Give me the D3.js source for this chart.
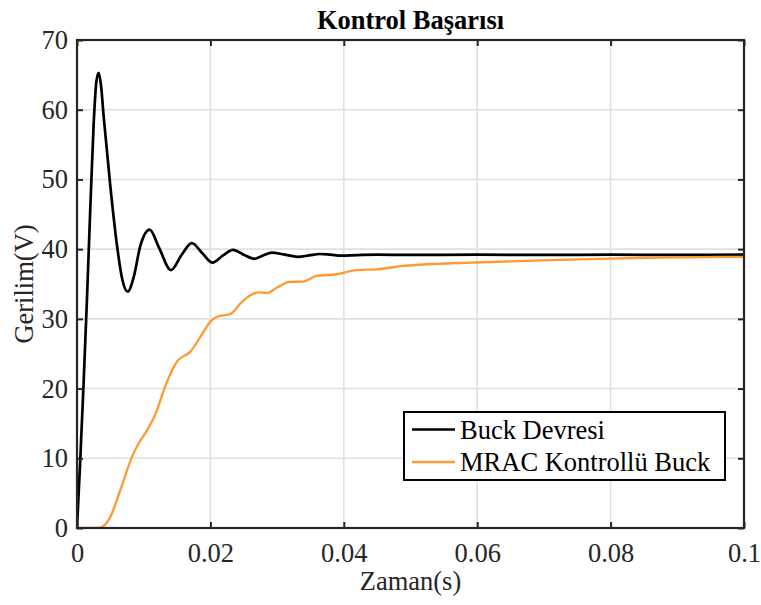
<!DOCTYPE html>
<html>
<head>
<meta charset="utf-8">
<script src="https://cdn.jsdelivr.net/npm/d3@7"></script>
<style>
  html, body { margin: 0; padding: 0; background: #fff; }
  svg { display: block; }
  svg text { font-family: "Liberation Serif", "Times New Roman", serif; }
</style>
</head>
<body>
<svg id="chart" width="761" height="605"></svg>
<script>
// Output voltage of the plain buck converter (time in s, voltage in V)
const buckT = [0, 0.0005, 0.001, 0.0015, 0.002, 0.0025, 0.0029, 0.00325, 0.0036, 0.004, 0.005, 0.006, 0.0068, 0.0076,
  0.0085, 0.0095, 0.0109, 0.0123, 0.0141, 0.0157, 0.0172, 0.0188, 0.0203, 0.0219, 0.0234, 0.025, 0.0266, 0.0279,
  0.0292, 0.031, 0.0331, 0.0348, 0.0364, 0.038, 0.0397, 0.042, 0.045, 0.05, 0.06, 0.07, 0.08, 0.09, 0.1];
const buckV = [0, 10, 21, 33, 46, 58, 64, 65.3, 63.5, 59, 49, 40.5, 35.6, 33.9,
  36, 40.5, 42.8, 40.2, 37.0, 39.2, 40.85, 39.4, 38.06, 39.1, 39.9, 39.2, 38.6, 39.1,
  39.5, 39.25, 38.9, 39.1, 39.3, 39.2, 39.07, 39.15, 39.2, 39.18, 39.2, 39.18, 39.2, 39.18, 39.2];

// Output voltage with the MRAC controller
const mracT = [0, 0.002, 0.0035, 0.004, 0.005, 0.0065, 0.00825, 0.00925, 0.0105, 0.0117, 0.0133, 0.015, 0.017,
  0.0185, 0.02, 0.021, 0.023, 0.0245, 0.026, 0.0272, 0.0285, 0.030, 0.0319, 0.0339, 0.0359, 0.0389, 0.0419,
  0.0449, 0.0489, 0.054, 0.059, 0.065, 0.0724, 0.08, 0.0874, 0.0935, 0.1];
const mracV = [0, 0, 0.05, 0.3, 1.6, 5.45, 10.2, 12.15, 14.0, 16.2, 20.5, 23.9, 25.3,
  27.4, 29.6, 30.3, 30.7, 32.2, 33.4, 33.8, 33.7, 34.5, 35.3, 35.35, 36.15, 36.4, 37.0,
  37.1, 37.6, 37.9, 38.06, 38.25, 38.45, 38.65, 38.8, 38.86, 38.9];

const xTicks = [0, 0.02, 0.04, 0.06, 0.08, 0.1];
const yTicks = [0, 10, 20, 30, 40, 50, 60, 70];

const seriesNames = ["Buck Devresi", "MRAC Kontrollü Buck"];
const seriesColors = ["#000000", "#ff9933"];

const FONT = "Liberation Serif";
const FS = 26.5;
const margin = { left: 77, top: 40, right: 761 - 744, bottom: 605 - 528 };
const W = 761, H = 605;
const svg = d3.select("#chart");

const x = d3.scaleLinear().domain([0, 0.1]).range([margin.left, W - margin.right]);
const y = d3.scaleLinear().domain([0, 70]).range([H - margin.bottom, margin.top]);

// Grid
const grid = svg.append("g").attr("stroke", "#e0e0e0").attr("stroke-width", 1.6);
grid.selectAll(".gx").data(xTicks.slice(1, -1)).join("line")
  .attr("x1", d => x(d)).attr("x2", d => x(d))
  .attr("y1", y(0)).attr("y2", y(70));
grid.selectAll(".gy").data(yTicks.slice(1, -1)).join("line")
  .attr("x1", x(0)).attr("x2", x(0.1))
  .attr("y1", d => y(d)).attr("y2", d => y(d));

// Lines
svg.append("clipPath").attr("id", "plotclip").append("rect")
  .attr("x", x(0)).attr("y", y(70)).attr("width", x(0.1) - x(0)).attr("height", y(0) - y(70));

const line = d3.line().x(d => x(d[0])).y(d => y(d[1])).curve(d3.curveMonotoneX);
const mracData = mracT.map((t, i) => [t, mracV[i]]);
const buckData = buckT.map((t, i) => [t, buckV[i]]);

const lines = svg.append("g").attr("clip-path", "url(#plotclip)").attr("fill", "none")
  .attr("stroke-linejoin", "round").attr("stroke-linecap", "round");
lines.append("path").datum(buckData).attr("d", line)
  .attr("stroke", seriesColors[0]).attr("stroke-width", 2.7);
lines.append("path").datum(mracData).attr("d", line)
  .attr("stroke", seriesColors[1]).attr("stroke-width", 2.3);

// Axes: inward ticks on all four sides, box frame
const tickLen = 6;
const axisColor = "#262626";
const fmt = d => d === 0 ? "0" : String(+d.toFixed(2));

const styleAxis = g => {
  g.select(".domain").remove();
  g.attr("font-family", FONT).attr("font-size", FS);
  g.selectAll(".tick line").attr("stroke", axisColor).attr("stroke-width", 2);
  g.selectAll(".tick text").attr("fill", "#262626");
};

svg.append("g").attr("transform", `translate(0,${y(0)})`)
  .call(d3.axisBottom(x).tickValues(xTicks).tickSize(-tickLen).tickPadding(15).tickFormat(fmt))
  .call(styleAxis);
svg.append("g").attr("transform", `translate(0,${y(70)})`)
  .call(d3.axisTop(x).tickValues(xTicks).tickSize(-tickLen).tickFormat(""))
  .call(styleAxis);
svg.append("g").attr("transform", `translate(${x(0)},0)`)
  .call(d3.axisLeft(y).tickValues(yTicks).tickSize(-tickLen).tickPadding(9))
  .call(styleAxis);
svg.append("g").attr("transform", `translate(${x(0.1)},0)`)
  .call(d3.axisRight(y).tickValues(yTicks).tickSize(-tickLen).tickFormat(""))
  .call(styleAxis);

svg.append("rect")
  .attr("x", x(0)).attr("y", y(70)).attr("width", x(0.1) - x(0)).attr("height", y(0) - y(70))
  .attr("fill", "none").attr("stroke", axisColor).attr("stroke-width", 2.2);

// Title and axis labels
svg.append("text").attr("x", (x(0) + x(0.1)) / 2).attr("y", 29)
  .attr("text-anchor", "middle").attr("font-weight", "bold").attr("font-size", FS)
  .attr("font-family", FONT).attr("fill", "#000").text("Kontrol Başarısı");
svg.append("text").attr("x", (x(0) + x(0.1)) / 2).attr("y", 590)
  .attr("text-anchor", "middle").attr("font-size", FS).attr("font-family", FONT)
  .attr("fill", "#262626").text("Zaman(s)");
svg.append("text").attr("transform", `translate(33,${(y(0) + y(70)) / 2}) rotate(-90)`)
  .attr("text-anchor", "middle").attr("font-size", FS).attr("font-family", FONT)
  .attr("fill", "#262626").text("Gerilim(V)");

// Legend
const legend = svg.append("g");
legend.append("rect").attr("x", 404).attr("y", 412).attr("width", 321).attr("height", 68)
  .attr("fill", "#fff").attr("stroke", "#000").attr("stroke-width", 2);
seriesNames.forEach((name, i) => {
  const ly = 429.5 + i * 32.5;
  legend.append("line").attr("x1", 412).attr("x2", 455).attr("y1", ly).attr("y2", ly)
    .attr("stroke", seriesColors[i]).attr("stroke-width", i === 0 ? 2.7 : 2.3);
  legend.append("text").attr("x", 460).attr("y", ly + 9).attr("font-size", FS)
    .attr("font-family", FONT).attr("fill", "#000").text(name);
});
</script>
</body>
</html>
* * *
* WHAT TO PRODUCE:
Repeat all the data as it stands, dropping any images it holds.

* WORKED ANSWER:
Give me the D3.js source for this chart.
<!DOCTYPE html>
<html>
<head>
<meta charset="utf-8">
<script src="https://cdn.jsdelivr.net/npm/d3@7"></script>
<style>
  html, body { margin: 0; padding: 0; background: #fff; }
  svg { display: block; }
  svg text { font-family: "Liberation Serif", "Times New Roman", serif; }
</style>
</head>
<body>
<svg id="chart" width="761" height="605"></svg>
<script>
// Output voltage of the plain buck converter (time in s, voltage in V)
const buckT = [0, 0.0005, 0.001, 0.0015, 0.002, 0.0025, 0.0029, 0.00325, 0.0036, 0.004, 0.005, 0.006, 0.0068, 0.0076,
  0.0085, 0.0095, 0.0109, 0.0123, 0.0141, 0.0157, 0.0172, 0.0188, 0.0203, 0.0219, 0.0234, 0.025, 0.0266, 0.0279,
  0.0292, 0.031, 0.0331, 0.0348, 0.0364, 0.038, 0.0397, 0.042, 0.045, 0.05, 0.06, 0.07, 0.08, 0.09, 0.1];
const buckV = [0, 10, 21, 33, 46, 58, 64, 65.3, 63.5, 59, 49, 40.5, 35.6, 33.9,
  36, 40.5, 42.8, 40.2, 37.0, 39.2, 40.85, 39.4, 38.06, 39.1, 39.9, 39.2, 38.6, 39.1,
  39.5, 39.25, 38.9, 39.1, 39.3, 39.2, 39.07, 39.15, 39.2, 39.18, 39.2, 39.18, 39.2, 39.18, 39.2];

// Output voltage with the MRAC controller
const mracT = [0, 0.002, 0.0035, 0.004, 0.005, 0.0065, 0.00825, 0.00925, 0.0105, 0.0117, 0.0133, 0.015, 0.017,
  0.0185, 0.02, 0.021, 0.023, 0.0245, 0.026, 0.0272, 0.0285, 0.030, 0.0319, 0.0339, 0.0359, 0.0389, 0.0419,
  0.0449, 0.0489, 0.054, 0.059, 0.065, 0.0724, 0.08, 0.0874, 0.0935, 0.1];
const mracV = [0, 0, 0.05, 0.3, 1.6, 5.45, 10.2, 12.15, 14.0, 16.2, 20.5, 23.9, 25.3,
  27.4, 29.6, 30.3, 30.7, 32.2, 33.4, 33.8, 33.7, 34.5, 35.3, 35.35, 36.15, 36.4, 37.0,
  37.1, 37.6, 37.9, 38.06, 38.25, 38.45, 38.65, 38.8, 38.86, 38.9];

const xTicks = [0, 0.02, 0.04, 0.06, 0.08, 0.1];
const yTicks = [0, 10, 20, 30, 40, 50, 60, 70];

const seriesNames = ["Buck Devresi", "MRAC Kontrollü Buck"];
const seriesColors = ["#000000", "#ff9933"];

const FONT = "Liberation Serif";
const FS = 26.5;
const margin = { left: 77, top: 40, right: 761 - 744, bottom: 605 - 528 };
const W = 761, H = 605;
const svg = d3.select("#chart");

const x = d3.scaleLinear().domain([0, 0.1]).range([margin.left, W - margin.right]);
const y = d3.scaleLinear().domain([0, 70]).range([H - margin.bottom, margin.top]);

// Grid
const grid = svg.append("g").attr("stroke", "#e0e0e0").attr("stroke-width", 1.6);
grid.selectAll(".gx").data(xTicks.slice(1, -1)).join("line")
  .attr("x1", d => x(d)).attr("x2", d => x(d))
  .attr("y1", y(0)).attr("y2", y(70));
grid.selectAll(".gy").data(yTicks.slice(1, -1)).join("line")
  .attr("x1", x(0)).attr("x2", x(0.1))
  .attr("y1", d => y(d)).attr("y2", d => y(d));

// Lines
svg.append("clipPath").attr("id", "plotclip").append("rect")
  .attr("x", x(0)).attr("y", y(70)).attr("width", x(0.1) - x(0)).attr("height", y(0) - y(70));

const line = d3.line().x(d => x(d[0])).y(d => y(d[1])).curve(d3.curveMonotoneX);
const mracData = mracT.map((t, i) => [t, mracV[i]]);
const buckData = buckT.map((t, i) => [t, buckV[i]]);

const lines = svg.append("g").attr("clip-path", "url(#plotclip)").attr("fill", "none")
  .attr("stroke-linejoin", "round").attr("stroke-linecap", "round");
lines.append("path").datum(buckData).attr("d", line)
  .attr("stroke", seriesColors[0]).attr("stroke-width", 2.7);
lines.append("path").datum(mracData).attr("d", line)
  .attr("stroke", seriesColors[1]).attr("stroke-width", 2.3);

// Axes: inward ticks on all four sides, box frame
const tickLen = 6;
const axisColor = "#262626";
const fmt = d => d === 0 ? "0" : String(+d.toFixed(2));

const styleAxis = g => {
  g.select(".domain").remove();
  g.attr("font-family", FONT).attr("font-size", FS);
  g.selectAll(".tick line").attr("stroke", axisColor).attr("stroke-width", 2);
  g.selectAll(".tick text").attr("fill", "#262626");
};

svg.append("g").attr("transform", `translate(0,${y(0)})`)
  .call(d3.axisBottom(x).tickValues(xTicks).tickSize(-tickLen).tickPadding(15).tickFormat(fmt))
  .call(styleAxis);
svg.append("g").attr("transform", `translate(0,${y(70)})`)
  .call(d3.axisTop(x).tickValues(xTicks).tickSize(-tickLen).tickFormat(""))
  .call(styleAxis);
svg.append("g").attr("transform", `translate(${x(0)},0)`)
  .call(d3.axisLeft(y).tickValues(yTicks).tickSize(-tickLen).tickPadding(9))
  .call(styleAxis);
svg.append("g").attr("transform", `translate(${x(0.1)},0)`)
  .call(d3.axisRight(y).tickValues(yTicks).tickSize(-tickLen).tickFormat(""))
  .call(styleAxis);

svg.append("rect")
  .attr("x", x(0)).attr("y", y(70)).attr("width", x(0.1) - x(0)).attr("height", y(0) - y(70))
  .attr("fill", "none").attr("stroke", axisColor).attr("stroke-width", 2.2);

// Title and axis labels
svg.append("text").attr("x", (x(0) + x(0.1)) / 2).attr("y", 29)
  .attr("text-anchor", "middle").attr("font-weight", "bold").attr("font-size", FS)
  .attr("font-family", FONT).attr("fill", "#000").text("Kontrol Başarısı");
svg.append("text").attr("x", (x(0) + x(0.1)) / 2).attr("y", 590)
  .attr("text-anchor", "middle").attr("font-size", FS).attr("font-family", FONT)
  .attr("fill", "#262626").text("Zaman(s)");
svg.append("text").attr("transform", `translate(33,${(y(0) + y(70)) / 2}) rotate(-90)`)
  .attr("text-anchor", "middle").attr("font-size", FS).attr("font-family", FONT)
  .attr("fill", "#262626").text("Gerilim(V)");

// Legend
const legend = svg.append("g");
legend.append("rect").attr("x", 404).attr("y", 412).attr("width", 321).attr("height", 68)
  .attr("fill", "#fff").attr("stroke", "#000").attr("stroke-width", 2);
seriesNames.forEach((name, i) => {
  const ly = 429.5 + i * 32.5;
  legend.append("line").attr("x1", 412).attr("x2", 455).attr("y1", ly).attr("y2", ly)
    .attr("stroke", seriesColors[i]).attr("stroke-width", i === 0 ? 2.7 : 2.3);
  legend.append("text").attr("x", 460).attr("y", ly + 9).attr("font-size", FS)
    .attr("font-family", FONT).attr("fill", "#000").text(name);
});
</script>
</body>
</html>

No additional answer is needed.